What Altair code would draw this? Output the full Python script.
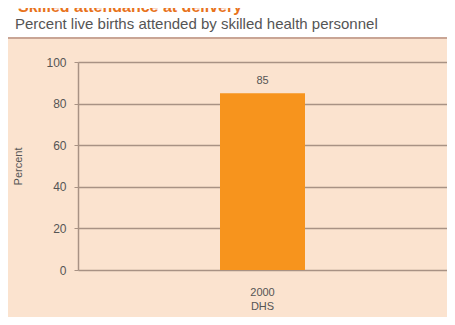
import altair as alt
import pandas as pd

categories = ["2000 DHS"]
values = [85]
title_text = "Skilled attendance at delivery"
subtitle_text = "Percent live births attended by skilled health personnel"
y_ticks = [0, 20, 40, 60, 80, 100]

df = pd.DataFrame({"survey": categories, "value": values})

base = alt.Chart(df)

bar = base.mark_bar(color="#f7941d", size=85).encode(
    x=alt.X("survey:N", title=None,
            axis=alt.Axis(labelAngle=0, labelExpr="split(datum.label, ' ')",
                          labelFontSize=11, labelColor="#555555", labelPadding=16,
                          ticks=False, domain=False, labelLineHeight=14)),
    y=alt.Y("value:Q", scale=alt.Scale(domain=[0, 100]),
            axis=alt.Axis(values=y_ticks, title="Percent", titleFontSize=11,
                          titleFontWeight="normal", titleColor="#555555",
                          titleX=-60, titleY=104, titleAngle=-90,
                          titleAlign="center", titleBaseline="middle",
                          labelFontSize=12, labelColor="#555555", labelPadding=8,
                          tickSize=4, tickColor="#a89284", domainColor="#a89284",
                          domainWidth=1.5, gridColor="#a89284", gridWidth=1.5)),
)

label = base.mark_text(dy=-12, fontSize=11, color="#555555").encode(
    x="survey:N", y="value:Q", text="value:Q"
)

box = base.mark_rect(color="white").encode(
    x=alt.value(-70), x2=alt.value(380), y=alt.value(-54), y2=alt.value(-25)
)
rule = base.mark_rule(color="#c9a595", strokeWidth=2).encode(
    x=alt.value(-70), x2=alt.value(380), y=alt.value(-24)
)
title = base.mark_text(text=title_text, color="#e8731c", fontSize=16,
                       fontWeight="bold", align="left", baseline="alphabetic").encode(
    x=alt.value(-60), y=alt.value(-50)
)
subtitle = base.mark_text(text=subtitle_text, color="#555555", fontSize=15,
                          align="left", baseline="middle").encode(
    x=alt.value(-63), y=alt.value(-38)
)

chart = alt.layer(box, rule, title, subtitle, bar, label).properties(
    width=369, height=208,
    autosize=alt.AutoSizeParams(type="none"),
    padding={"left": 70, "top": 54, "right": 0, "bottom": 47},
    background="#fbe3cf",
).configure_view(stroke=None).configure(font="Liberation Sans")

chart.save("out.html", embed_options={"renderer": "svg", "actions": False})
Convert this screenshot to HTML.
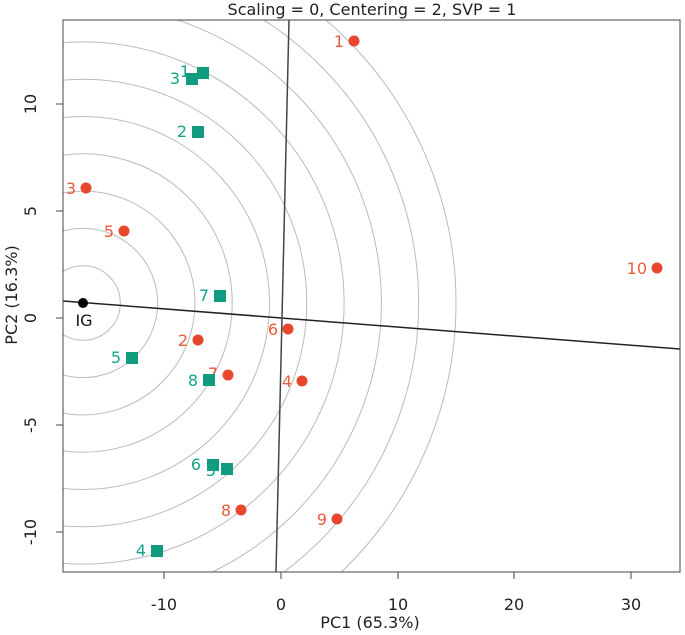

----

Repeat the lines of the listing above verbatim, beginning at its first line and ending at the line containing "base = alt.Chart(df)", which is included. Omit pictures.

--- REPLY ---
What Altair code would draw this? Output the full Python script.
import altair as alt
import pandas as pd

categories = ["2000 DHS"]
values = [85]
title_text = "Skilled attendance at delivery"
subtitle_text = "Percent live births attended by skilled health personnel"
y_ticks = [0, 20, 40, 60, 80, 100]

df = pd.DataFrame({"survey": categories, "value": values})

base = alt.Chart(df)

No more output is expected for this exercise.